Hay algo humano en los objetos cuando se rompen. Nos recuerdan que son vulnerables, que no son pura funcionalidad ni puro decorado. Los objetos que se rompen están en uso, en contacto con la vida y por lo tanto en riesgo. Durante meses toda mi vajilla estuvo guardada en cajas, en casa de mi padre, envuelta en papel de burbuja y periódicos con titulares importantísimos que hoy ya no le importan a nadie. No se rompió nada entonces y, sin embargo, en ese encierro estaban más cerca del olvido que ahora.
Lo intacto es sospechoso. Lo que no se rompe es porque no se roza, no se ofrece, no entra en juego. Hay que cuidar las cosas, tratar de conservar lo que tenemos y nos gusta, pero no a riesgo de no usarlo.

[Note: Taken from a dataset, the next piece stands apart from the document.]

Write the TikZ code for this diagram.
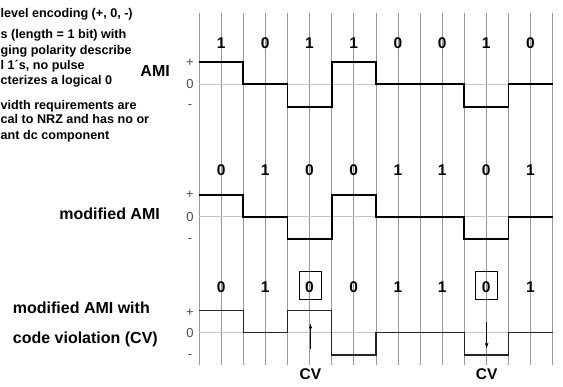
\documentclass[tikz,border=0pt]{standalone}
\usepackage{fontspec}
\setmainfont{Liberation Sans}
\usetikzlibrary{arrows.meta,positioning}

\begin{document}
\begin{tikzpicture}[x=1pt,y=-1pt,
  gridline/.style={gray!80,line width=.6pt},
  zeroline/.style={gray!45,line width=.9pt},
  wave/.style={black,line width=1.8pt},
  wavecv/.style={black!85,line width=1.4pt},
  bit/.style={font=\fontsize{15.5}{15.5}\selectfont\bfseries,inner sep=0pt,anchor=base},
  lvl/.style={font=\fontsize{13}{13}\selectfont,text=black!70,inner sep=0pt},
  note/.style={font=\fontsize{12.6}{15}\selectfont\bfseries,inner sep=0pt,anchor=base west},
  rowlabel/.style={font=\fontsize{16}{16}\selectfont\bfseries,inner sep=0pt},
  cvbox/.style={draw,line width=.8pt,minimum width=22.4pt,minimum height=27.6pt,inner sep=0pt},
  cvarrow/.style={-{Latex[length=5pt,width=3.5pt]},line width=.8pt}]
\useasboundingbox (0,0) rectangle (563,387);

% left notes (cut off at the edge)
\foreach \y/\t [count=\n] in {17.3/{level encoding (+, 0, -)}, 39/{s (length = 1 bit) with},
    55/{ging polarity describe}, 70/{l 1´s, no pulse}, 85/{cterizes a logical 0},
    110/{vidth requirements are}, 124/{cal to NRZ and has no or}, 139.3/{ant dc component}}
  \node[note] (t\n) at (0.5,\y) {\t};

% row labels
\node[rowlabel,anchor=base east] (ami) at (170,76.7) {AMI};
\node[rowlabel,anchor=base east] (mami) at (160,220) {modified AMI};
\node[rowlabel,anchor=base west] (cvl1) at (12.7,313.3) {modified AMI with};
\node[rowlabel,anchor=base west] (cvl2) at (12.7,343.3) {code violation (CV)};

% grid
\foreach \i in {0,...,16}
  \draw[gridline] ({199+22.1*\i},13) -- ({199+22.1*\i},365);
\foreach \z in {84,216.7,332.7}
  \draw[zeroline] (199,\z) -- (552.6,\z);

% levels
\foreach \r/\p/\z/\m in {1/63/84.5/107, 2/195/217/241, 3/312.7/333.3/356.7} {
  \node[lvl] (p\r) at (190,\p) {+};
  \node[lvl] (z\r) at (190,\z) {0};
  \node[lvl] (m\r) at (190,\m) {-};
}

% bits
\foreach \b [count=\k from 0] in {1,0,1,1,0,0,1,0}
  \node[bit] (a\k) at ({221.1+44.2*\k},49) {\b};
\foreach \b [count=\k from 0] in {0,1,0,0,1,1,0,1}
  \node[bit] (b\k) at ({221.1+44.2*\k},176) {\b};
\foreach \b [count=\k from 0] in {0,1,0,0,1,1,0,1}
  \node[bit] (c\k) at ({221.1+44.2*\k},292.3) {\b};

% signals
\draw[wave] (199,61.7) -| (243.2,84) -| (287.4,106.7) -| (331.6,61.7) -| (375.8,84)
  -| (464.2,106.7) -| (508.4,84) -- (552.6,84);
\draw[wave] (199,195) -| (243.2,216.7) -| (287.4,238.7) -| (331.6,195) -| (375.8,216.7)
  -| (464.2,238.7) -| (508.4,216.7) -- (552.6,216.7);
\draw[wavecv] (199,310.7) -| (243.2,332.7) -| (287.4,310.7) -| (331.6,355) -| (375.8,332.7)
  -| (464.2,355) -| (508.4,332.7) -- (552.6,332.7);

% code violations
\node[cvbox] (v1) at (310.5,285.5) {};
\node[cvbox] (v2) at (486.2,285.5) {};
\node[bit] (cv1) at (310.5,379.3) {CV};
\node[bit] (cv2) at (486.7,379.3) {CV};
\coordinate (s1) at (310.5,349);
\coordinate (e1) at (310.5,323.5);
\coordinate (s2) at (486.7,322);
\coordinate (e2) at (486.7,348.5);
\draw[cvarrow] (s1) -- (e1);
\draw[cvarrow] (s2) -- (e2);
\end{tikzpicture}
\end{document}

Si te compras un reloj, póntelo, úsalo, mira en él la puta hora. Si te regalan una botella de champán, no la reserves, no esperes al momento adecuado, ábrela mientras te das un baño con una serie de fondo. Celebra cualquier cosa. Las cosas no se rompen dentro del plástico. Se conservan, sí, como las momias: completas, deshidratadas, sin pulso.

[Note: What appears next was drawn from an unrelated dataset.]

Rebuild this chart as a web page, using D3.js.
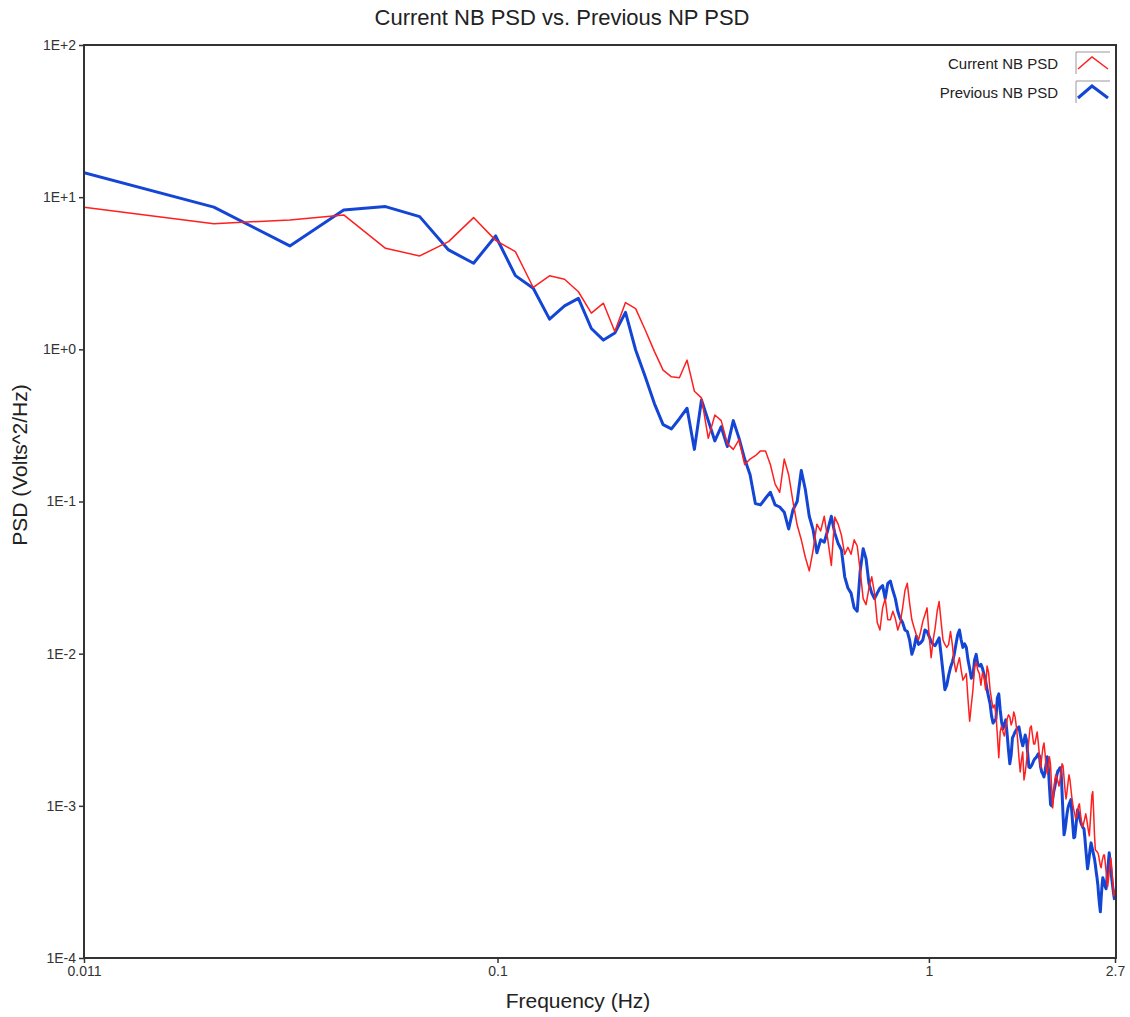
<!DOCTYPE html>
<html>
<head>
<meta charset="utf-8">
<script src="https://cdn.jsdelivr.net/npm/d3@7"></script>
<style>
  html, body { margin: 0; padding: 0; background: #fff; }
  svg { display: block; font-family: "Liberation Sans", Arial, sans-serif; }
</style>
</head>
<body>
<svg id="chart" width="1130" height="1017"></svg>
<script>
// ---- Data -------------------------------------------------------------
const chartTitle = "Current NB PSD vs. Previous NP PSD";
const xTitle = "Frequency (Hz)";
const yTitle = "PSD (Volts^2/Hz)";
const seriesNames = ["Current NB PSD", "Previous NB PSD"];
const binWidth = 0.011; // Hz, frequency resolution of the PSD

const xTickValues = [0.011, 0.1, 1, 2.7];
const xTickLabels = ["0.011", "0.1", "1", "2.7"];
const yTickValues = [1e2, 1e1, 1e0, 1e-1, 1e-2, 1e-3, 1e-4];
const yTickLabels = ["1E+2", "1E+1", "1E+0", "1E-1", "1E-2", "1E-3", "1E-4"];

const currentPSD = [
  8.6, 6.7, 7.08, 7.64, 4.61, 4.11, 5.1, 7.34, 5.2, 4.39,
  2.55, 3.04, 2.89, 2.39, 1.73, 2.01, 1.31, 2.03, 1.85, 1.34,
  0.97, 0.73, 0.66, 0.65, 0.85, 0.53, 0.48, 0.26, 0.37, 0.34,
  0.24, 0.22, 0.255, 0.175, 0.19, 0.20, 0.215, 0.215, 0.175, 0.13,
  0.115, 0.19, 0.15, 0.10, 0.07, 0.056, 0.043, 0.035, 0.048, 0.071,
  0.064, 0.08, 0.056, 0.038, 0.079, 0.071, 0.06, 0.045, 0.050, 0.045,
  0.056, 0.051, 0.035, 0.023, 0.021, 0.027, 0.032, 0.025, 0.016, 0.0143,
  0.02, 0.023, 0.0167, 0.0167, 0.019, 0.017, 0.0143, 0.016, 0.02, 0.026,
  0.029, 0.0215, 0.0167, 0.0148, 0.0133, 0.0123, 0.014, 0.0163, 0.018, 0.02,
  0.0133, 0.0094, 0.0123, 0.0148, 0.019, 0.022, 0.0163, 0.0123, 0.0115, 0.011,
  0.0115, 0.014, 0.0115, 0.0088, 0.0076, 0.0085, 0.0094, 0.0078, 0.0067, 0.007,
  0.0074, 0.005, 0.0036, 0.0046, 0.0058, 0.0081, 0.0088, 0.0078, 0.0074, 0.0062,
  0.0075, 0.0070, 0.0058, 0.0083, 0.0075, 0.0058, 0.00497, 0.0044, 0.0046, 0.00402,
  0.00292, 0.00207, 0.00306, 0.00335, 0.00306, 0.00288, 0.00325, 0.00372, 0.00396, 0.00384,
  0.0034, 0.00361, 0.00414, 0.00384, 0.0033, 0.00271, 0.00207, 0.00167, 0.00201, 0.00226,
  0.00148, 0.00165, 0.00195, 0.00226, 0.00271, 0.00325, 0.00335, 0.00292, 0.00255, 0.00255,
  0.0028, 0.00306, 0.00259, 0.00213, 0.00178, 0.00207, 0.0024, 0.00259, 0.0022, 0.00178,
  0.00162, 0.00183, 0.0021, 0.00186, 0.00133, 0.00097, 0.00124, 0.00148, 0.0016, 0.00153,
  0.00144, 0.00135, 0.00148, 0.00165, 0.00189, 0.00183, 0.00153, 0.00127, 0.00111, 0.00124,
  0.00142, 0.0016, 0.00148, 0.00129, 0.00113, 0.00102, 0.000941, 0.000886, 0.000822, 0.000846,
  0.000927, 0.001, 0.00103, 0.0009, 0.000809, 0.000728, 0.000739, 0.000785, 0.000834, 0.000886,
  0.000822, 0.00075, 0.000685, 0.000635, 0.000773, 0.000955, 0.00118, 0.00124, 0.000913, 0.000645,
  0.000514, 0.000506, 0.000499, 0.000491, 0.000469, 0.000435, 0.000404, 0.000392, 0.000429, 0.000455,
  0.000476, 0.000476, 0.000422, 0.000374, 0.000332, 0.000294, 0.000326, 0.000369, 0.00041, 0.000455,
  0.000404, 0.000347, 0.000298, 0.000256, 0.000281
];

const previousPSD = [
  14.5, 8.6, 4.78, 8.24, 8.67, 7.45, 4.5, 3.68, 5.56, 3.05,
  2.52, 1.58, 1.93, 2.16, 1.37, 1.15, 1.28, 1.75, 0.99, 0.66,
  0.44, 0.32, 0.30, 0.35, 0.41, 0.22, 0.465, 0.34, 0.25, 0.31,
  0.23, 0.34, 0.26, 0.19, 0.15, 0.097, 0.095, 0.105, 0.115, 0.095,
  0.092, 0.085, 0.066, 0.088, 0.10, 0.16, 0.12, 0.08, 0.065, 0.046,
  0.056, 0.054, 0.065, 0.08, 0.062, 0.053, 0.048, 0.032, 0.027, 0.025,
  0.020, 0.019, 0.035, 0.049, 0.042, 0.029, 0.025, 0.023, 0.025, 0.027,
  0.028, 0.023, 0.029, 0.030, 0.026, 0.023, 0.019, 0.017, 0.016, 0.0143,
  0.014, 0.0123, 0.0099, 0.011, 0.013, 0.0115, 0.0118, 0.0123, 0.0143, 0.014,
  0.013, 0.012, 0.0115, 0.0113, 0.012, 0.0127, 0.0099, 0.0076, 0.0058, 0.0062,
  0.0072, 0.0081, 0.0088, 0.0098, 0.0115, 0.0133, 0.0143, 0.0123, 0.011, 0.0116,
  0.011, 0.0091, 0.008, 0.0069, 0.0072, 0.0091, 0.0099, 0.0085, 0.0083, 0.0085,
  0.008, 0.0073, 0.0067, 0.0058, 0.0052, 0.0047, 0.0039, 0.0035, 0.00361, 0.00372,
  0.00512, 0.00544, 0.00427, 0.00356, 0.0032, 0.00345, 0.00367, 0.00297, 0.00233, 0.00189,
  0.00216, 0.0028, 0.00292, 0.00306, 0.00316, 0.00325, 0.0033, 0.00297, 0.00267, 0.00248,
  0.00267, 0.00292, 0.00271, 0.00223, 0.0018, 0.00178, 0.00183, 0.00189, 0.00198, 0.00204,
  0.00207, 0.00213, 0.0022, 0.00213, 0.0018, 0.00167, 0.00162, 0.00155, 0.0017, 0.00189,
  0.0021, 0.00178, 0.00133, 0.00102, 0.001, 0.00111, 0.00124, 0.00133, 0.00146, 0.0016,
  0.0017, 0.00172, 0.00178, 0.00172, 0.00124, 0.000873, 0.000645, 0.000696, 0.000785, 0.000886,
  0.00097, 0.00102, 0.00106, 0.0011, 0.0009, 0.000739, 0.000616, 0.000625, 0.000717, 0.00082,
  0.000941, 0.0009, 0.000846, 0.000797, 0.000761, 0.000739, 0.000717, 0.000706, 0.000616, 0.000522,
  0.000448, 0.000386, 0.000422, 0.000469, 0.000522, 0.000571, 0.000538, 0.000506, 0.000476, 0.000448,
  0.00041, 0.000369, 0.000337, 0.000302, 0.000256, 0.000224, 0.000201, 0.000249, 0.000298, 0.000337,
  0.000322, 0.000307, 0.000294, 0.000285, 0.000326, 0.00038, 0.000429, 0.000491, 0.000435, 0.000386,
  0.000342, 0.000307, 0.000281, 0.000256, 0.000241
];

const seriesColors = ["#ff1f1f", "#1446d6"];
const seriesWidths = [1.5, 3];

// ---- Layout ------------------------------------------------------------
const svg = d3.select("#chart");
const plot = { left: 84, right: 1116, top: 45, bottom: 958 };

const x = d3.scaleLog().domain([0.011, 2.7]).range([plot.left, plot.right - 1]);
const y = d3.scaleLog().domain([1e-4, 1e2]).range([plot.bottom, plot.top]);

const freqs = currentPSD.map((_, i) => (i + 1) * binWidth);
const series = [currentPSD, previousPSD].map((vals, k) => ({
  name: seriesNames[k],
  color: seriesColors[k],
  width: seriesWidths[k],
  points: vals.map((v, i) => ({ f: freqs[i], v }))
}));

// Title
svg.append("text")
  .attr("x", 562).attr("y", 25)
  .attr("text-anchor", "middle")
  .attr("font-size", 22).attr("fill", "#222")
  .text(chartTitle);

// Clip
svg.append("clipPath").attr("id", "clip")
  .append("rect")
  .attr("x", plot.left).attr("y", plot.top)
  .attr("width", plot.right - plot.left).attr("height", plot.bottom - plot.top);

// Lines
const line = d3.line().x(d => x(d.f)).y(d => y(d.v));
const gLines = svg.append("g").attr("clip-path", "url(#clip)");
// draw blue first (under), red on top
[series[1], series[0]].forEach(s => {
  gLines.append("path")
    .datum(s.points)
    .attr("fill", "none")
    .attr("stroke", s.color)
    .attr("stroke-width", s.width)
    .attr("stroke-linejoin", "round")
    .attr("d", line);
});

// Frame
svg.append("rect")
  .attr("x", plot.left).attr("y", plot.top)
  .attr("width", plot.right - plot.left).attr("height", plot.bottom - plot.top)
  .attr("fill", "none").attr("stroke", "#333").attr("stroke-width", 2);

// Axes
const yAxis = d3.axisLeft(y)
  .tickValues(yTickValues)
  .tickFormat((d, i) => yTickLabels[i])
  .tickSize(5).tickPadding(3);
const gy = svg.append("g").attr("transform", `translate(${plot.left},0)`).call(yAxis);
gy.select(".domain").remove();
gy.selectAll(".tick line").attr("stroke", "#333").attr("stroke-width", 1.5);
gy.selectAll(".tick text").attr("font-size", 14).attr("fill", "#333")
  .attr("font-family", "'Liberation Sans', Arial, sans-serif");

const xAxis = d3.axisBottom(x)
  .tickValues(xTickValues)
  .tickFormat((d, i) => xTickLabels[i])
  .tickSize(5).tickPadding(3);
const gx = svg.append("g").attr("transform", `translate(0,${plot.bottom})`).call(xAxis);
gx.select(".domain").remove();
gx.selectAll(".tick line").attr("stroke", "#333").attr("stroke-width", 1.5);
gx.selectAll(".tick text").attr("font-size", 14).attr("fill", "#333")
  .attr("font-family", "'Liberation Sans', Arial, sans-serif");

// Axis titles
svg.append("text")
  .attr("x", 578).attr("y", 1008)
  .attr("text-anchor", "middle")
  .attr("font-size", 21).attr("fill", "#222")
  .text(xTitle);
svg.append("text")
  .attr("transform", "translate(27,465) rotate(-90)")
  .attr("text-anchor", "middle")
  .attr("font-size", 21).attr("fill", "#222")
  .text(yTitle);

// Legend
const legend = svg.append("g");
series.forEach((s, i) => {
  const top = 52 + i * 29;
  legend.append("text")
    .attr("x", 1058).attr("y", top + 17)
    .attr("text-anchor", "end")
    .attr("font-size", 15).attr("fill", "#222")
    .text(s.name);
  legend.append("path")
    .attr("d", `M1076,${top + 22}V${top}H1110`)
    .attr("fill", "none").attr("stroke", "#999").attr("stroke-width", 1);
  legend.append("path")
    .attr("d", `M1078,${top + 17}L1092,${top + 5}L1108,${top + 17}`)
    .attr("fill", "none").attr("stroke", s.color).attr("stroke-width", s.width);
});
</script>
</body>
</html>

Sigo teniendo cuatro tazas: tres en perfecto estado y una que ya no se puede romper. La taza del asa rota dejó de ser una más y pasó a ser la taza del asa rota, la primera en cruzar el umbral. La que desafía mi rutina. La que hay que agarrar de otra forma, la que traslada a mis manos un calor distinto. Cada vez que la use, sentiré una pequeña victoria por no haber desechado lo roto.

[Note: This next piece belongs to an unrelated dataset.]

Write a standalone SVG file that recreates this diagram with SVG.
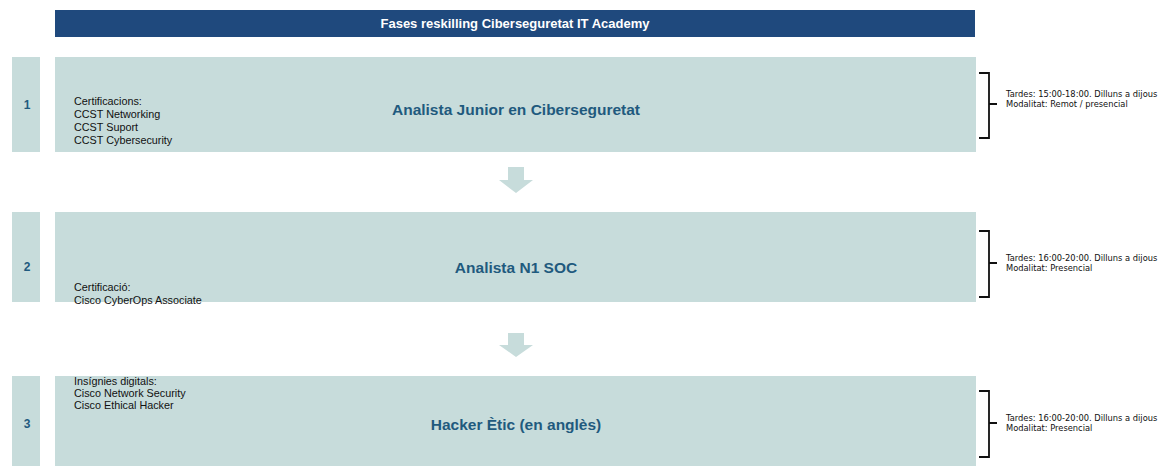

Esa es la paradoja: las cosas vivas se rompen, y lo roto, si uno lo acepta, no da ningún miedo. Lo que se quiebra no siempre se pierde, a veces se transforma y cambia también la forma en que lo miramos. Una taza sin asa se vuelve un símbolo (ya me estoy flipando, menuda fumada). Una taza sin asa es un recordatorio: lo perfecto es solo lo que aún no se ha vivido.
MARTES
Estuvo bien estar mal. Escuché la frase y se me quedó rondando como el olor de una cazadora de alguien que ya no está. Me senté a escribir, como quien se sienta a tomar algo fuerte después de un día largo, para saber si estaba de acuerdo o no con esa frase. Para ver si decidía estar a favor o en contra o si simplemente quería habitar la duda.